June 07, 2017 10:01
North and South Korea look set to repeat a familiar fan dance as Pyongyang on Tuesday called on Seoul to live up to hasty promises made over a decade ago that came to naught as the North accelerated its nuclear program.
The demand came a day after North Korea spurned an offer from South Korean civic groups to resume aid and civilian exchanges.
"The North-South relations don't improve of themselves just because a new administration has come into power in South Korea," the state-run Rodong Sinmun daily wrote Tuesday. "Nobody can expect the relations to improve just because they allow some humanitarian aid or civilian exchanges that the previous conservative clique halted."
New South Korean President Moon Jae-in hopes to bring about a gradual thaw by promoting civilian exchanges first.
But the daily said South Korea must first live up to pledges made by previous presidents at historic summits in 2000 and 2007.

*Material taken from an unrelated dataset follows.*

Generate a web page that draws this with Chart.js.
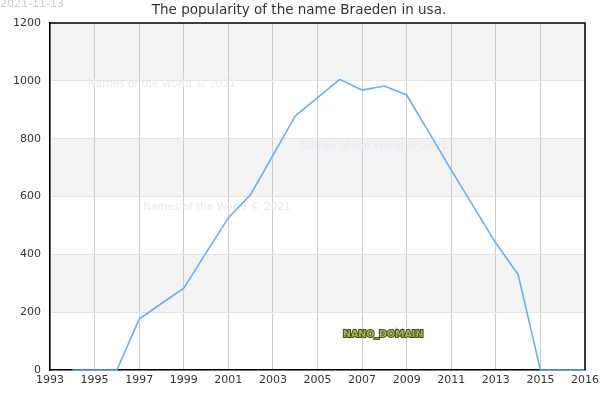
<!DOCTYPE html>
<html>
<head>
<meta charset="utf-8">
<script src="https://cdn.jsdelivr.net/npm/chart.js@4"></script>
<style>
html,body{margin:0;padding:0;background:#fff;}
#wrap{width:600px;height:400px;position:relative;}
</style>
</head>
<body>
<div id="wrap"><canvas id="c" width="600" height="400"></canvas></div>
<script>
const years = [1994,1995,1996,1997,1998,1999,2000,2001,2002,2003,2004,2005,2006,2007,2008,2009,2010,2011,2012,2013,2014,2015,2017];
const counts = [0,0,0,176,230,283,405,526,607,742,878,942,1005,968,982,951,822,691,565,439,330,0,0];
const xTickValues = [1993,1995,1997,1999,2001,2003,2005,2007,2009,2011,2013,2015,2017];
const xTickLabels = ['1993','1995','1997','1999','2001','2003','2005','2007','2009','2011','2013','2015','2016'];
const yTicks = [0,200,400,600,800,1000,1200];
const titleText = 'The popularity of the name Braeden in usa.';
const dateText = '2021-11-13';
const watermark = 'Names of the World © 2021';
const domainText = 'NANO_DOMAIN';

const FONT = '"DejaVu Sans", sans-serif';

const decor = {
  id: 'decor',
  beforeDraw(chart) {
    const {ctx, chartArea: a, scales: {y}} = chart;
    ctx.save();
    for (let i = 0; i < yTicks.length - 1; i++) {
      if (i % 2 === 1) {
        const top = y.getPixelForValue(yTicks[i + 1]);
        const bot = y.getPixelForValue(yTicks[i]);
        ctx.fillStyle = '#f3f3f3';
        ctx.fillRect(a.left, top, a.right - a.left, bot - top);
      }
    }
    ctx.fillStyle = '#cccccc';
    ctx.font = '11px ' + FONT;
    ctx.textBaseline = 'middle';
    ctx.textAlign = 'left';
    ctx.fillText(dateText, 0, 4);
    ctx.fillStyle = '#333333';
    ctx.font = '13.5px ' + FONT;
    ctx.textAlign = 'center';
    ctx.fillText(titleText, 299, 10.5);
    ctx.restore();
  },
  beforeDatasetsDraw(chart) {
    const {ctx} = chart;
    ctx.save();
    ctx.fillStyle = '#e8e8f6';
    ctx.font = '10.5px ' + FONT;
    ctx.textBaseline = 'middle';
    ctx.textAlign = 'left';
    ctx.fillText(watermark, 88, 84);
    ctx.fillText(watermark, 300, 146);
    ctx.fillText(watermark, 143, 207);
    ctx.restore();
  },
  afterDatasetsDraw(chart) {
    const {ctx, chartArea: a} = chart;
    ctx.save();
    ctx.strokeStyle = '#000';
    ctx.lineWidth = 1.5;
    ctx.beginPath();
    ctx.moveTo(a.left, a.top);
    ctx.lineTo(a.right, a.top);
    ctx.lineTo(a.right, a.bottom);
    ctx.stroke();
    ctx.font = 'bold 9.5px ' + FONT;
    ctx.textBaseline = 'middle';
    ctx.textAlign = 'left';
    ctx.lineWidth = 2;
    ctx.strokeStyle = '#3d4f14';
    ctx.strokeText(domainText, 343, 335);
    ctx.fillStyle = '#a3b55a';
    ctx.fillText(domainText, 343, 335);
    ctx.restore();
  }
};

new Chart(document.getElementById('c'), {
  type: 'line',
  data: {
    datasets: [{
      data: years.map((yr, i) => ({x: yr, y: counts[i]})),
      borderColor: '#6aaff0',
      borderWidth: 1.6,
      pointRadius: 0,
      fill: false,
      tension: 0,
      clip: 4
    }]
  },
  options: {
    responsive: false,
    animation: false,
    devicePixelRatio: 1,
    layout: {padding: {top: 23, right: 15, left: 0, bottom: 0}},
    plugins: {legend: {display: false}, tooltip: {enabled: false}, title: {display: false}},
    scales: {
      x: {
        type: 'linear',
        min: 1993,
        max: 2017,
        afterBuildTicks: s => { s.ticks = xTickValues.map(v => ({value: v})); },
        afterFit: s => { s.height = 30; s.paddingLeft = 0; s.paddingRight = 0; },
        ticks: {
          autoSkip: false,
          maxRotation: 0,
          padding: 4,
          color: '#333',
          font: {family: FONT, size: 11},
          callback: (v, i) => xTickLabels[i]
        },
        grid: {color: '#cccccc', lineWidth: 1, drawTicks: false},
        border: {color: '#000', width: 1.5}
      },
      y: {
        min: 0,
        max: 1200,
        afterBuildTicks: s => { s.ticks = yTicks.map(v => ({value: v})); },
        afterFit: s => { s.width = 50; s.paddingTop = 0; s.paddingBottom = 0; },
        ticks: {
          padding: 9,
          color: '#333',
          font: {family: FONT, size: 11},
          callback: v => String(v)
        },
        grid: {color: '#e4e4e4', lineWidth: 1, drawTicks: false},
        border: {color: '#000', width: 1.5}
      }
    }
  },
  plugins: [decor]
});
</script>
</body>
</html>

"The attitude towards the inter-Korean summit declarations is the basic yardstick to determine whether they want to improve relations or seek confrontation," it said.
A coalition of South Korean civic groups last week applied to celebrate the anniversary of the first summit in the border city of Kaesong, but the North insisted any celebration should take place in Pyongyang, and they accepted.
And on Monday North Korea rejected offers from another coalition of civic groups to resume humanitarian aid.